An attractive alternative to this would be to use S3 bucket as the cache:
- No encoding the resourceId's
- Really big :)
- The BES already knows how to read things from S3 via HTTP and the gateway.
- The OLFS could handle managing the Glacier and S3 interactions and only forward DAP requests to the BES once the resource was available in S3.
(Note: Index and catalog may be synonymous here.)
The index directory is where I am keeping the index/catalog files. I am using as the index scheme developed by Jeff Orgata at NOAA NODC. I think it's probably important for for server performance for the index to be kept 'close by' - as in a locally mounted filesystem. (In an AWS instance I could see using an EBS volume). The index files are saved to the index directory using their file system encoded resourceId as the filename.
- Keeping all of the index files in a single directory with no other content allows the server to ingest the entire index by simply grabbing all the files in the directory. This can useful if the entire index is to held in a memory cache which may or may not unreasonable depending on the size on the index and the server resources that may be available.

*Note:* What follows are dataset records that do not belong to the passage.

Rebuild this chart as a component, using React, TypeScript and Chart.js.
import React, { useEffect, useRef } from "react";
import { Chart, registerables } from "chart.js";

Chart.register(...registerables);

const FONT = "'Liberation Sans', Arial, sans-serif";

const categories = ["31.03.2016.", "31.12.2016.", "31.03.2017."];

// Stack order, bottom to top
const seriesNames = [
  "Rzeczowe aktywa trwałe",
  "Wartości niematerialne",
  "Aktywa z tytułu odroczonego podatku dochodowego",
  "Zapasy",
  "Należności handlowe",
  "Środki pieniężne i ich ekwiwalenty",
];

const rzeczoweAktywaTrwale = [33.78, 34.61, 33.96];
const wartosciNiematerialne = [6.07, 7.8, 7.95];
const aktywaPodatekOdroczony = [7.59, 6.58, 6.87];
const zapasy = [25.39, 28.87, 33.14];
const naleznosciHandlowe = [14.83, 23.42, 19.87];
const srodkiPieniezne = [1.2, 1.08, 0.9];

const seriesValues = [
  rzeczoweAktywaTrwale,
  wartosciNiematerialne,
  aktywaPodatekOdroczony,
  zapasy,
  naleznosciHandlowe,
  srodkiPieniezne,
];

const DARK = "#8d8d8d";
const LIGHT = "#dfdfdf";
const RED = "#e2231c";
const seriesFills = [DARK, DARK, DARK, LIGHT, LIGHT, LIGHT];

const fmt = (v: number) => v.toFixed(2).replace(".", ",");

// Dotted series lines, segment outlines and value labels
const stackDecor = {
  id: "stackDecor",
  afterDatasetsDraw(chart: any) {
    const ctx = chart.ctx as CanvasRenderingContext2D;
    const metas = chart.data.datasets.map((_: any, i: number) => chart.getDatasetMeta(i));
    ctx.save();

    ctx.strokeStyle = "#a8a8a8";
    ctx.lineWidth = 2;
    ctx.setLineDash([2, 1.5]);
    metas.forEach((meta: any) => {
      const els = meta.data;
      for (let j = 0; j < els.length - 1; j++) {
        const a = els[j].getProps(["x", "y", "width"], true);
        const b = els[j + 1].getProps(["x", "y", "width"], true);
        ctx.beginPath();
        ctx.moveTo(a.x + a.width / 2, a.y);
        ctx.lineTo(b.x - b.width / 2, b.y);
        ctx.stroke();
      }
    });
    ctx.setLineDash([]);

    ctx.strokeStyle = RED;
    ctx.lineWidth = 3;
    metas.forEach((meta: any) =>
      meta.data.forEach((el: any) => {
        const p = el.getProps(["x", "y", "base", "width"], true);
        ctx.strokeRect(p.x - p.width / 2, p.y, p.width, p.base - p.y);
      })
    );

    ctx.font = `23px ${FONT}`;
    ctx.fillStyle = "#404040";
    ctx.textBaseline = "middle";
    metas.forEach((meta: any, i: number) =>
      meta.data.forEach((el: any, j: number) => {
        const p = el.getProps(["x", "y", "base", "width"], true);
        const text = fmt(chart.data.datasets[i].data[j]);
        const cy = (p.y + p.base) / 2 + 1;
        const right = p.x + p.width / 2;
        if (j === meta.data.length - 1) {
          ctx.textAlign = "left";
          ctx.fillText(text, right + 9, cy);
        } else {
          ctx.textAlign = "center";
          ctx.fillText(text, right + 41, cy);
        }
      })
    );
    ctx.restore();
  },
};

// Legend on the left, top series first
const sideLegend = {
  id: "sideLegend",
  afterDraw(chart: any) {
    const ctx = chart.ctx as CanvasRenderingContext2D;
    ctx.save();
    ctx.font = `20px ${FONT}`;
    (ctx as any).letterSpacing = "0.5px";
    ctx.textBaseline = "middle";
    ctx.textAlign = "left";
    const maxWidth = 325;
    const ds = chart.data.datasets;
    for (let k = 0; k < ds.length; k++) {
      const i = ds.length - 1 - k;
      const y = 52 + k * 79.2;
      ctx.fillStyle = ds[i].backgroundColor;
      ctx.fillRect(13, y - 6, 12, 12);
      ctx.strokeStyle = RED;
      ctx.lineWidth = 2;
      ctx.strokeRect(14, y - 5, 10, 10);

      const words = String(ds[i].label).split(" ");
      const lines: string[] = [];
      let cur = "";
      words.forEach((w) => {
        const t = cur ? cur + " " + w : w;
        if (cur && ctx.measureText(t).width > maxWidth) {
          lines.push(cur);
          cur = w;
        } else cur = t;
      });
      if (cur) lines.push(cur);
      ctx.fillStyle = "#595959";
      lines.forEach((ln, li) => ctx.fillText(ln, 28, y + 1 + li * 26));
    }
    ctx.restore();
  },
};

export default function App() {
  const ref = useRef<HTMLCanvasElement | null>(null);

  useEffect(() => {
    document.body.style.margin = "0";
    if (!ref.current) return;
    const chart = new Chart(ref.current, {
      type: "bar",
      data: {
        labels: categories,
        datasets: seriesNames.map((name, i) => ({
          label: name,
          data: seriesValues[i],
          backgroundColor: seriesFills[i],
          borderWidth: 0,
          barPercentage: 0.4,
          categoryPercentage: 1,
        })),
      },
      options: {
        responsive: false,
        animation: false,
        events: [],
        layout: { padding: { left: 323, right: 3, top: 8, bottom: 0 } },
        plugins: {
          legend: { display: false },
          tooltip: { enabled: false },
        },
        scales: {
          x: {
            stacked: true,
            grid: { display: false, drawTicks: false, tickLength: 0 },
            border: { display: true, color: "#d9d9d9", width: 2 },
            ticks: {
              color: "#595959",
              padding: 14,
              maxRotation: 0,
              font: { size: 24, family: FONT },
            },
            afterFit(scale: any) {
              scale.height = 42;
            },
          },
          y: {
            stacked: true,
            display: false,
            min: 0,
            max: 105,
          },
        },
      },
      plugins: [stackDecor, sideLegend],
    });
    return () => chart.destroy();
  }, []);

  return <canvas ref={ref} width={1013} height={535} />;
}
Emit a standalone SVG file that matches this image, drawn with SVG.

Certainly memory caching the index would increase traversal performance.
- If other files are intermingled in the directory with the index files then a mass ingest is not possible and the top level index must be loaded and the graph traversed in order to load the index. If the index has multiple trees/roots then there would necessarily need to be multiple starting points for the traversal.
- Saving the index files using their encoded resourceIds allows the server to lazy evaluate the catalog, simply loading each index as requested. The ingested index can be held in some kind of managed memory cache or discarded if the index traversal performance is not an issue.
The archive directory is where I store the the archive records as described above. As with the index and cache directories, these records are stored in a file whose name is the file system compatibility encoded resourceId. These files represent things that could/may/will end up in the cache and the name they are stored under is the same name as the downloaded resource in the cache directory. That would be intentional: This way the server can use the resourceId to quickly determine if a resource exists (by attempting to retrieve an archive record), and then if it's already cached (by locating the cache file).
I made a choice to separate the cache, index, and archive contents. I could used an alternate scheme in which all these files get placed in the same directory on the file system - the resourceId's for the index and the data resources will be, be definition, different. The archive and cache files could be combined into a single directory by using a naming extension applied to the resourceId (ex: resourceId.cache & resourceId.arcrec) . I separated them into their own directories to help my own human eyes and brain, I think it's worth noting because by combining all of these things into a single directory you would be using the file systems as a convenient, heterogeneous, no-sql database. In fact one might see some utility in replacing the use of the filesystem here with a real no-sql database - but that's a story for another day.